Sie hat einen bestimmten Sirup zum Gegenstand und definiert ihn nach Bestandteilen, deren Menge auf den Trockenstoff bezogen ist. Die Erwähnung des Trockenstoffes besagt nur, daß bei völligem Entzug des Wassers ein bestimmtes Verhältnis des dann verbleibenden Trockenstoffs zu den erwähnten Bestandteilen vorliegen muß, nicht aber daß es sich bei dem Sirup als solchem um ein Erzeugnis handelt, das nicht die charakteristische Zähflüssigkeit, sondern eine feste Form aufweist.

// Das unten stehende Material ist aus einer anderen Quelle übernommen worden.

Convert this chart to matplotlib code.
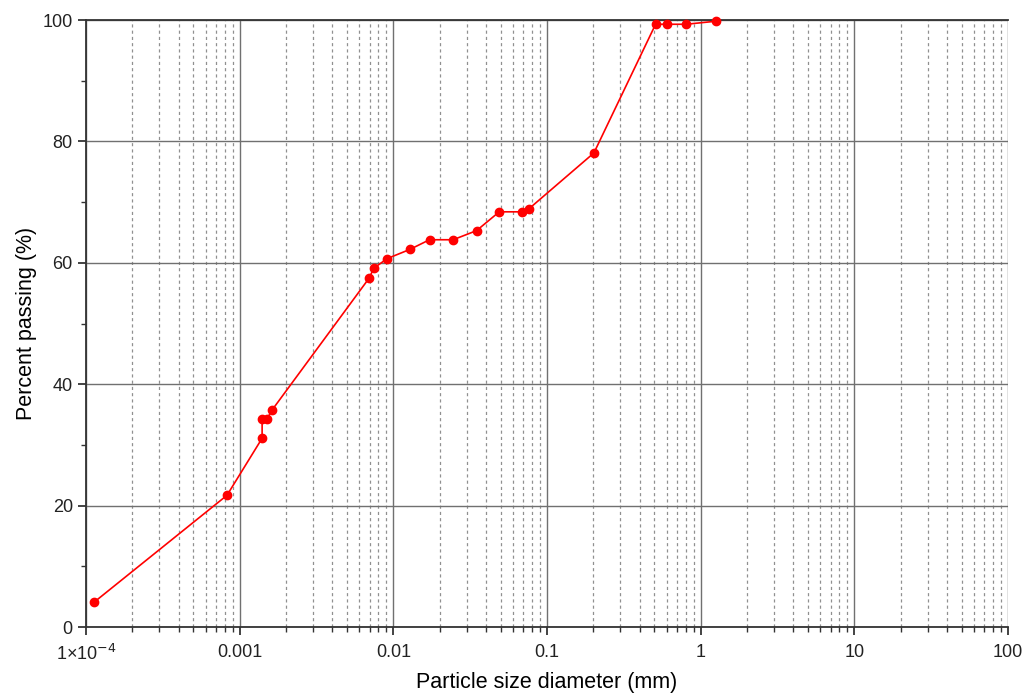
import numpy as np
import matplotlib
matplotlib.use("Agg")
import matplotlib.pyplot as plt
from matplotlib.ticker import LogLocator, FixedLocator, NullFormatter

plt.rcParams['font.family'] = ['Liberation Sans', 'DejaVu Sans']

# particle size (mm) and percent passing
size_mm = [1.13e-4, 8.27e-4, 1.40e-3, 1.40e-3, 1.51e-3, 1.62e-3,
           6.97e-3, 7.45e-3, 9.13e-3, 1.28e-2, 1.72e-2, 2.45e-2,
           3.48e-2, 4.89e-2, 6.90e-2, 7.63e-2, 0.202,
           0.509, 0.605, 0.805, 1.26]
passing = [4.1, 21.7, 31.1, 34.3, 34.3, 35.7,
           57.5, 59.1, 60.7, 62.2, 63.8, 63.8,
           65.3, 68.4, 68.4, 68.9, 78.1,
           99.3, 99.3, 99.3, 99.8]

x_ticks = [1e-4, 1e-3, 1e-2, 1e-1, 1, 10, 100]
x_labels = ["1×10$^{-4}$", "0.001", "0.01", "0.1", "1", "10", "100"]
y_ticks = [0, 20, 40, 60, 80, 100]

fig = plt.figure(figsize=(10.25, 6.97), dpi=100)
ax = fig.add_axes([0.0839, 0.1004, 0.8995, 0.8709])

ax.set_xscale('log')
ax.set_xlim(1e-4, 100)
ax.set_ylim(0, 100)

ax.plot(size_mm, passing, color='red', lw=1.2, marker='o', ms=6,
        markerfacecolor='red', markeredgecolor='red', zorder=3, clip_on=False)

ax.set_xticks(x_ticks)
ax.set_xticklabels(x_labels)
ax.xaxis.set_minor_locator(LogLocator(base=10, subs=np.arange(2, 10)))
ax.xaxis.set_minor_formatter(NullFormatter())
ax.set_yticks(y_ticks)
ax.yaxis.set_minor_locator(FixedLocator([10, 30, 50, 70, 90]))

ax.grid(which='major', axis='both', color='#707070', lw=1.0, ls='-')
ax.grid(which='minor', axis='x', color='#909090', lw=0.9, ls=(0, (2.5, 2.5)))
ax.set_axisbelow(True)

ax.spines['right'].set_visible(False)
for s in ['left', 'bottom', 'top']:
    ax.spines[s].set_linewidth(1.3)
    ax.spines[s].set_color('#333333')

ax.tick_params(which='major', direction='out', length=6, width=1.2, labelsize=13, colors='#222222')
ax.tick_params(which='minor', direction='out', length=3.5, width=1.0, colors='#333333')
ax.tick_params(axis='x', which='major', pad=6)

ax.set_xlabel("Particle size diameter (mm)", fontsize=15.5, labelpad=6)
ax.set_ylabel("Percent passing (%)", fontsize=15.5, labelpad=4)

fig.savefig("out.png", dpi=100)
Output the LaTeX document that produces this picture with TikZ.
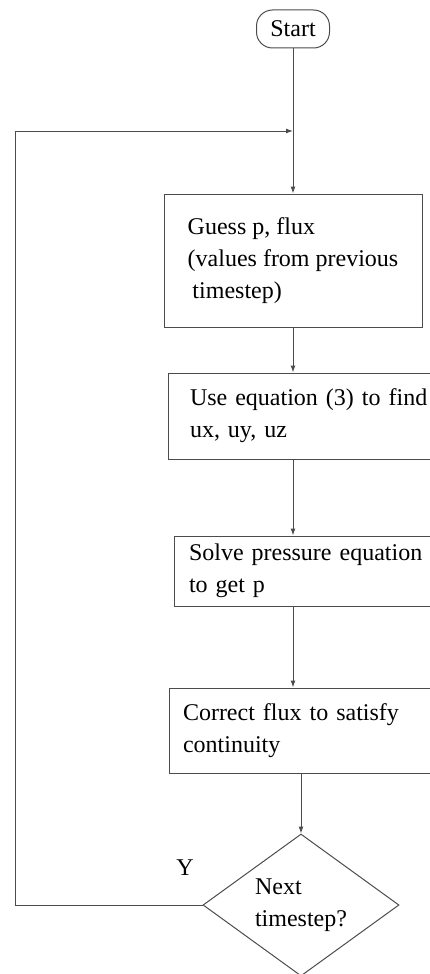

Auch die Auffassung der Klägerin, für die Beurteilung eines Erzeugnisses sei sein Gehalt an Wasser wertlos, weil Wasser keinen besonderen Wert habe, geht fehl. Für die Tarifierung eines Erzeugnisses kommt es auf die an ihm feststellbaren Merkmale an (vgl. Urteil des Gerichtshofs der Europäischen Gemeinschaften – EGH – vom 23. März 1972 Rs 31/71, EGHE 1972, 187, 198; Urteil des Bundesfinanzhofs vom 14. Oktober 1975 VII R 72/73, BFHE 117, 126). Diese werden in der Regel durch einen Gehalt an Wasser wesentlich beeinflußt, und zwar nicht nur in bezug auf die „äußere Form” des Erzeugnisses, sondern auch hinsichtlich seiner „inneren Beschaffenheit”. Das Vorhandensein oder Fehlen von Wasser in einem Erzeugnis hat nichts mit der Frage des Aggregatzustandes eines Stoffes zu tun; dieser hängt nur von der Temperatur des betreffenden Stoffes ab.
Es ist unerheblich, daß vor der am 1. Januar 1978 eingetretenen Änderung des GZT aromatisierte Sirupe in der Tarifnr. 17.05 aufgeführt waren und die OFD die in Rede stehenden Pulver durch ihre vZTA vom 27. Februar 1974 und 13. Juni 1975 dieser Tarifnummer zugewiesen hatte. Bei der Erteilung der hier zu beurteilenden vZTA vom 8. Februar 1978 hatte die OFD neu zu prüfen, ob es sich um Sirupe handelt.
Die Klägerin irrt auch mit der Meinung, die Pulver seien bei Verneinung ihrer Sirupeigenschaft als „andere Zucker, fest” der Tarifnr. 17.02 zuzuweisen. Die Pulver sind wegen ihres hohen Gehalts an Fruchtpulver kein Zucker, sondern Lebensmittelzubereitungen.